Addiction. I found comfort in addiction. I could hide in addiction. I could live away from my head, pretend my body didn’t exist, live in a fantasy world of non-life, of non-reality that I had created for myself. This led me to a place where I could become comfortably-numb (yes, Pink Floyd reference).
Since I was 13, I found comfort and escape in nicotine, then alcohol, drugs, more drugs. Then prescription painkillers (that one snuck up on me), years of battling with denial, and my need for more and more. To feel less and less.
I slid comfortably from one addiction to another, and back again, tricking myself that I had overcome one addiction, moving to stronger and stronger drugs, numbing myself more and more.

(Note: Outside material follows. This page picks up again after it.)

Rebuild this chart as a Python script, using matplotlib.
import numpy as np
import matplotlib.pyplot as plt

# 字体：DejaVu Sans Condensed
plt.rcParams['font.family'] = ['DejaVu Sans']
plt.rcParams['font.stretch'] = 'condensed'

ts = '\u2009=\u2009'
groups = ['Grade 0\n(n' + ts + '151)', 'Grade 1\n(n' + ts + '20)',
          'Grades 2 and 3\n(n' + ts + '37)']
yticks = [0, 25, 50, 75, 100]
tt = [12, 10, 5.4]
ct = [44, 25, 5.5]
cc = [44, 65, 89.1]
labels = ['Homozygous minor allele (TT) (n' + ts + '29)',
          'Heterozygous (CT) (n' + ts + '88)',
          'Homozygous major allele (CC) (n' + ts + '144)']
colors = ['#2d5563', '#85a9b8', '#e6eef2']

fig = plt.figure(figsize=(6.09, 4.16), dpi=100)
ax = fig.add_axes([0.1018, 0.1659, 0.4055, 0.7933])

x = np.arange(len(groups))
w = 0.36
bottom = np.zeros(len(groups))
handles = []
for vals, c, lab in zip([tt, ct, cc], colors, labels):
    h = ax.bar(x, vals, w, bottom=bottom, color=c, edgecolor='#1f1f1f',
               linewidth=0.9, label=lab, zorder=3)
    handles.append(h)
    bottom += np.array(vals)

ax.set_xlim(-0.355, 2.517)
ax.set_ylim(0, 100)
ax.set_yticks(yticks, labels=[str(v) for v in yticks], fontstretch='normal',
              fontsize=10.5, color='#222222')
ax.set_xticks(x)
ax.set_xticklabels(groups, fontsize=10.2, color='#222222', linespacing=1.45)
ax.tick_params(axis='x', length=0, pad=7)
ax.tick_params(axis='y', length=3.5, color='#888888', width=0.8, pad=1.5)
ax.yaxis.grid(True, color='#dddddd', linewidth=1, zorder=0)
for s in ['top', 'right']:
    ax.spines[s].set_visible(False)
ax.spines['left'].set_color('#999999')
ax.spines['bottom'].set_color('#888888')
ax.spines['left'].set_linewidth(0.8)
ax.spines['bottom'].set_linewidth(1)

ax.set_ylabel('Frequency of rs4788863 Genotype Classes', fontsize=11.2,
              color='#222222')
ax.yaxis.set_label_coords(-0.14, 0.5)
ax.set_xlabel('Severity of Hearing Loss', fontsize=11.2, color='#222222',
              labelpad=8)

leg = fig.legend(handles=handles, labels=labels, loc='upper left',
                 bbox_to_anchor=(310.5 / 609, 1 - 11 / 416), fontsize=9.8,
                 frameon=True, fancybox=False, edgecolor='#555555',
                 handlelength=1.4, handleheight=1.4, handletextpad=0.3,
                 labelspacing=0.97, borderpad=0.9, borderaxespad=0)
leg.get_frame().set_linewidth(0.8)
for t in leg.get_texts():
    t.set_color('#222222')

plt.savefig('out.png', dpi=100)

It’s been coming for a long time, and it now feels that somehow, from somewhere, over this last month or so, through this massive period of catharsis and change, I have found some courage. I have found a voice in that darkness. I have found the strength to start to face those things that I hid from. I stopped taking my painkillers, stopped drinking, stopped denial. The physical and mental withdrawals are hard, though helped by qigong, connection, a change in lifestyle, a change in mind, body and spirit, through support.
Now, I stand and face what I was numbing myself from. The pain, abuse, bullying, fear, being alone, the darkness. That is fucking scary.
I also face my ego. I have to face myself. That is fucking hard.
Today, it hit me, that I am starting to face all of this, by myself, after a lifetime of numbing.
Today, is the first day in weeks where I have wanted to numb, wanted a drink, wanted a smoke, wanted painkillers.
Today I have not succumb. But I fucking hurt hard.